Wednesday, November 30, 2005

"NPR Activists and Classical Monks"

Bailey, G. (2004). NPR activists and classical monks: Differentiating public radio formats. Journal of Radio Studies, 11(2), 184–193.

Theory and background: Bailey’s study was funded by a group of radio broadcasters who wanted to understand their audiences. Non-commercial radio stations in major markets have shifted away from their previous “crazy-quilt” programming to adopt a single format. In markets that supported a commercial classical music station, the public radio station usually abandoned music to concentrate on news. In other markets, two public stations would usually each take one of the classical or news formats. The stations wanted to know why, despite their similar demographics, there is little or no crossover between the audiences of classical music radio stations and National Public Radio news stations. Bailey discusses the “uses and gratifications” paradigm, which many researchers had abandoned because of methodological questions—namely that “uses” require quantitative data, and “gratifications” demand more exploratory research. Since surveys had already quantitatively established that there was little crossover between news and classical listeners, the researchers set up focus groups to explore gratifications.

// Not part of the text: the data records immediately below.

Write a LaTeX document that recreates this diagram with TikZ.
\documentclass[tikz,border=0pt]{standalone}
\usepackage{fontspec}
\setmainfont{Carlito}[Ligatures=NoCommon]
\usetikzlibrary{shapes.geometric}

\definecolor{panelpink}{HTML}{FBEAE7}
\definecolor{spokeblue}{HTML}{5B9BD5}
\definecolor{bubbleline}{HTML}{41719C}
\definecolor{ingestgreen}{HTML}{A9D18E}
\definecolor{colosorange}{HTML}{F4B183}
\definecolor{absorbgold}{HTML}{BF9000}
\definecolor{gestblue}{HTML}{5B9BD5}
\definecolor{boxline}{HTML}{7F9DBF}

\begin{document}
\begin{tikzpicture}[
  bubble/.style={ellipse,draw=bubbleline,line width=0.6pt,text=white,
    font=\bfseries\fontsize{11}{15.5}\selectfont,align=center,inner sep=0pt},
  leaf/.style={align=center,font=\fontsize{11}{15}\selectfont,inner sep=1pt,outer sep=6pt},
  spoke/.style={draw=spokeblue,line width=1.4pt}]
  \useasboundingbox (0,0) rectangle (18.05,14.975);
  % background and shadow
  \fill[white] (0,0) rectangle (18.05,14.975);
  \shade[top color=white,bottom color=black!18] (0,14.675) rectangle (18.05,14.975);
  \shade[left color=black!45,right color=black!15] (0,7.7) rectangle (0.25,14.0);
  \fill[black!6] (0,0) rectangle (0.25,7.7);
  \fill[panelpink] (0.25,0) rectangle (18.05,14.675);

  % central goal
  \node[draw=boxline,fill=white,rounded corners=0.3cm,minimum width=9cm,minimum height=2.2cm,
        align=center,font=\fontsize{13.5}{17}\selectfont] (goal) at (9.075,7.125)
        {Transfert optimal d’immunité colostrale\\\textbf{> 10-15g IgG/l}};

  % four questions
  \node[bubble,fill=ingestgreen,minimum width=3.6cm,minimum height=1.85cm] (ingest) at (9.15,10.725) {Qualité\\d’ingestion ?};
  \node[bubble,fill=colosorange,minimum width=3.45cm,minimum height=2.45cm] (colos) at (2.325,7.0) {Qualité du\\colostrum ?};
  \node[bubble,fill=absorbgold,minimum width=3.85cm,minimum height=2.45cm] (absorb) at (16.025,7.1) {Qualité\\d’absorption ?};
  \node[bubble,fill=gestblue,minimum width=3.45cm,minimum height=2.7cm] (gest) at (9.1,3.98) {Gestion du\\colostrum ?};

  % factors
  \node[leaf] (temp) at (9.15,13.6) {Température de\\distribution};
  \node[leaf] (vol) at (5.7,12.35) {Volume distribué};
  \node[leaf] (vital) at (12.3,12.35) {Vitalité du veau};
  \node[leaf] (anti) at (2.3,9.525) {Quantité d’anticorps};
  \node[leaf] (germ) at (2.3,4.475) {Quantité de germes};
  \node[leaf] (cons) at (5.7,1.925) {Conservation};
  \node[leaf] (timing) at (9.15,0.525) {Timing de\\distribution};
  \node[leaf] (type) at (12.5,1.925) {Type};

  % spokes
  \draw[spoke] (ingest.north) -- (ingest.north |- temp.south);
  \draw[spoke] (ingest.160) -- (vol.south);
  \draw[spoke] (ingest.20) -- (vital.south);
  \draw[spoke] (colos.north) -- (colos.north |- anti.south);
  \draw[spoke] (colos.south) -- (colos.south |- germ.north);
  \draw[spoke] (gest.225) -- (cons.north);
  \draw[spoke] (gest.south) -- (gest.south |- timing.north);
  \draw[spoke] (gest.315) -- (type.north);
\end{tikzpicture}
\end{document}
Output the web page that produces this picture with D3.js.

Design: The research team identified four NPR stations, four noncommercial classical music stations, and two commercial classical stations that met strict criteria of broadcasting and audience service. The researchers deliberately chose disparate markets in several different American cities. The researchers aggregated their funding so that they could conduct 20 focus groups in their eight chosen markets, thus increasing their study’s external validity. Respondents were chosen for the focus groups by random interval samples from two sampling frames: a list of current and lapsed subscribers; and a telephone list of college graduates in target ZIP codes. This dual frame ensured that each focus group would involve both radio subscribers and non-subscribers. In the telephone screening, respondents were asked to describe their radio listening by unaided recall.

The 20 focus groups each consisted of 12 listeners. For the first 45 minutes of each session, the moderator asked what stations the respondents listened to and why. Bailey reports one particularly effective question that asked respondents how they would feel if a particular station were to go off the air. The remainder of each focus group session asked respondents to respond to brief samples of radio play from unfamiliar stations in order to get at “deeper, and more grounded expressions of how listener needs may or may not be fulfilled by radio programming” (p. 189).

Alternatives: In a world of infinite funding, the validity of the study might have been improved by conducting individual interviews with respondents, rather than focus groups, since social pressures might influence responses. A mailed survey could have reached a larger population, though that would not have allowed the researchers to play snippets of the radio programming to respondents, and would probably have resulted in less detailed responses, and given the stated qualitative nature of this study, a survey would have been less appropriate.